At first, this is the case that I attributed to the author. But then, in this case, choosing the option which the authors call "Lottery-Mixing" (Section 5, pp. 3-4) seems a lot like making the orthodox choice. That is, choosing Lottery-Mixing_{Everett} (the subscript is there to distinguish this version of Lottery-Mixing from the version discussed in Section 4 pp. 2-3) seems entirely analogous to choosing Mixed-Weeks, and entirely unanalogous to choosing Lottery-Mixing in the Section 4 case: whereas only one person gets the drug in Lottery-Mixing (Section 4), two people get drugs in both Lottery-Mixing_{Everett} and Mixed-Weeks. So I'd have called Lottery-Mixing_{Everett} the orthodox choice; the choice, that is, recommended by the standard, orthodox view that considerations of fairness should lead us to assign extra value to options which divide drugs up between people who are suffering, even if one person is suffering more than the other.
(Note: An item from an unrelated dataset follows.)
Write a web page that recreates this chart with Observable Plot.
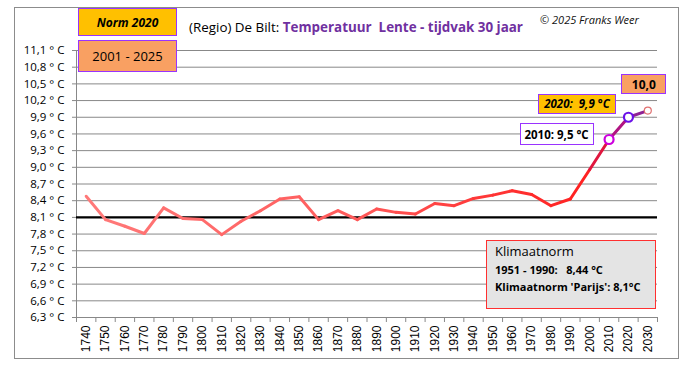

So to summarize: it could be helpful if the authors went into detail about the case in Section 5 a bit more, so as to clarify why the above issues aren't really issues at all. As Section 5 currently stands, I'm not sure exactly what the case is. Are Ann and Bob two distinct people, prior to a branching event, who have successors? If so, then some of the authors' remarks -- about assignments of weights -- are a bit confusing (see the points about branches (i)-(iv) above). Or are Ann and Bob two distinct people, after a branching event, who are both the successors of some one person? If so, then other of the authors' remarks -- about which choices are/aren't orthodox -- are a bit confusing (see the paragraph immediately above this one).

Author Response

Much thanks to this reviewer for asking us to clarify how we are thinking of Ann and Bill in our quantum lottery. We have split the first paragraph of section 5 into two. The new first paragraph is designed to make it clear who and where Ann's and Bill's "successors" are.